4. Pierre Brambilla — 1947 Tour de France
These days, the final stage of the Tour is a gentleman’s sprint along the Champs-Élysées, but in the first Tour after World War II, the final stage into Paris was a real dogfight. Pierre Brambilla started with a promising 53-second lead, but French rider Jean Robic, who started the stage third at 2:58 back, uncorked a long-range attack with another rider, taking back 13 minutes to win the Tour on the final day. Long before race radios, Brambilla lost sight of Robic and lost the Tour. Robic, a diminutive climber who raced from 1943 to 1961, would never win the Tour again, though he did win the world title in 1950. Brambilla would never lead the Tour again, and became the first rider in Tour history to lose the yellow jersey on the last stage.
3. Joaquim Rodriguez — 2012 Vuelta a Espana
After a career of close calls, it finally looked like the stars were aligning for Joaquim Rodríguez during the 2012 Vuelta a España. Second to Ryder Hesjedal by just 16 seconds at the Giro d’Italia earlier that season, Rodríguez was on the form his life, carrying the red leader’s jersey into the second rest day. With just one major mountaintop finale at Bola del Mundo waiting on the penultimate stage, no one was expecting much in the transition stage to Fuente Dé the next morning, with a second-category finale at Fuente Dé. Arch-rival Alberto Contador saw Rodríguez struggling early in the stage, however, and his Saxo Bank team soon set a trap, sending riders up the road with Contador uncorking a long-distance attack. Rodríguez tumbled to third and Contador won. Rodríguez would fold yet again in the 2015 Vuelta, but rebounded to finish second behind Fabio Aru, yet he’s never won a grand tour.
2. Jan Ullrich — 1998 Tour de France
After barnstorming to victory in the 1997 Tour, everyone expected Jan Ullrich to be cycling’s next five-time Tour winner. He took a promising lead in the stage 7 time trial, but Italian climber Marco Pantani blew the race apart with a long-distance attack through rain and cold over the Col du Galibier. Ullrich was isolated early and eventually lost nearly nine minutes. Ullrich would bounce back to win two more stages before finishing second behind Pantani. That year’s Tour was tarnished by the Festina scandal, and neither Ullrich nor Pantani would win another Tour.

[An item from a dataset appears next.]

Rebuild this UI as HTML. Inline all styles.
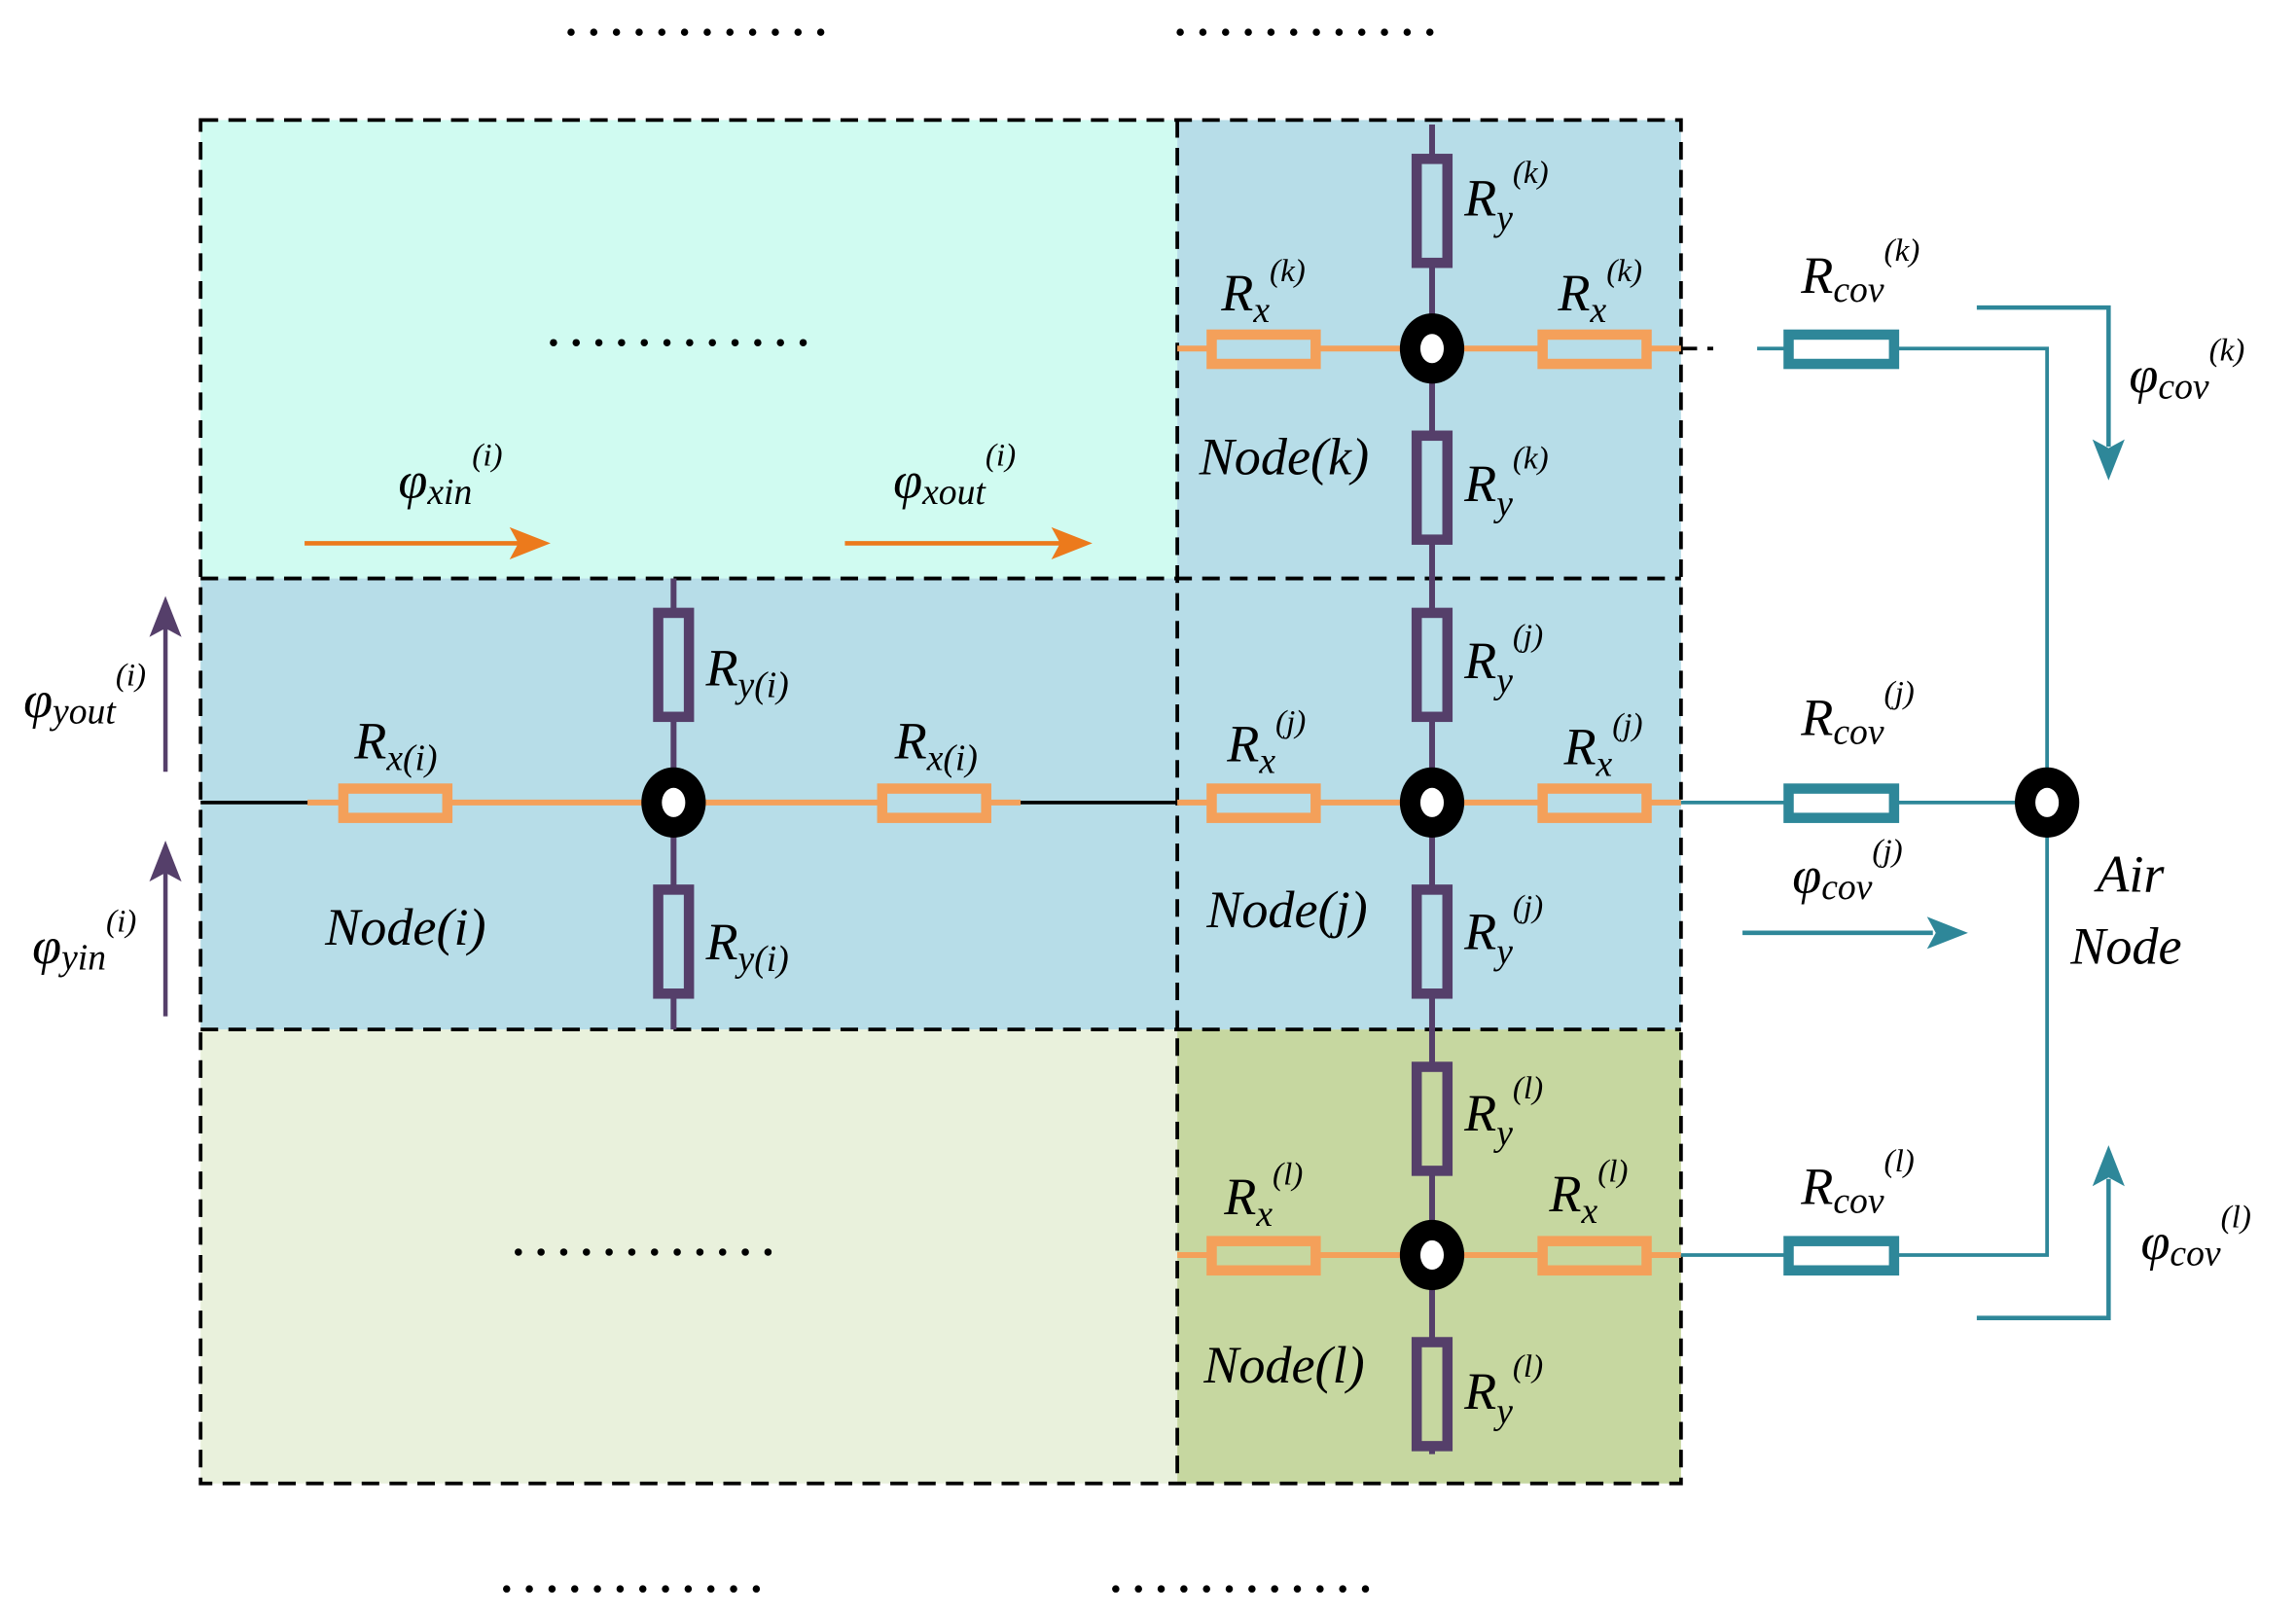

1. Laurent Fignon — 1989 Tour de France
In perhaps cycling’s most famous collapse, Laurent Fignon lost the Tour in a closing-day time trial in Paris to Greg LeMond. A winner of two Tours early in his career, Fignon had bounced back from knee injuries to win the Giro earlier in the season, and carried what appeared to be an insurmountable lead of 50 seconds in the final-day 24.5km time trial. LeMond, using aerodynamic triathlon bar extenders, took 58 seconds on Fignon to win the Tour by just eight seconds in one of the most famous cycling exploits ever. Fignon was haunted by that Tour defeat, and would never win another grand tour. Once asked if he was the man who lost the Tour by eight seconds, Fignon famously replied, “No, I am the man who won two Tours.” Fignon died of cancer in 2010.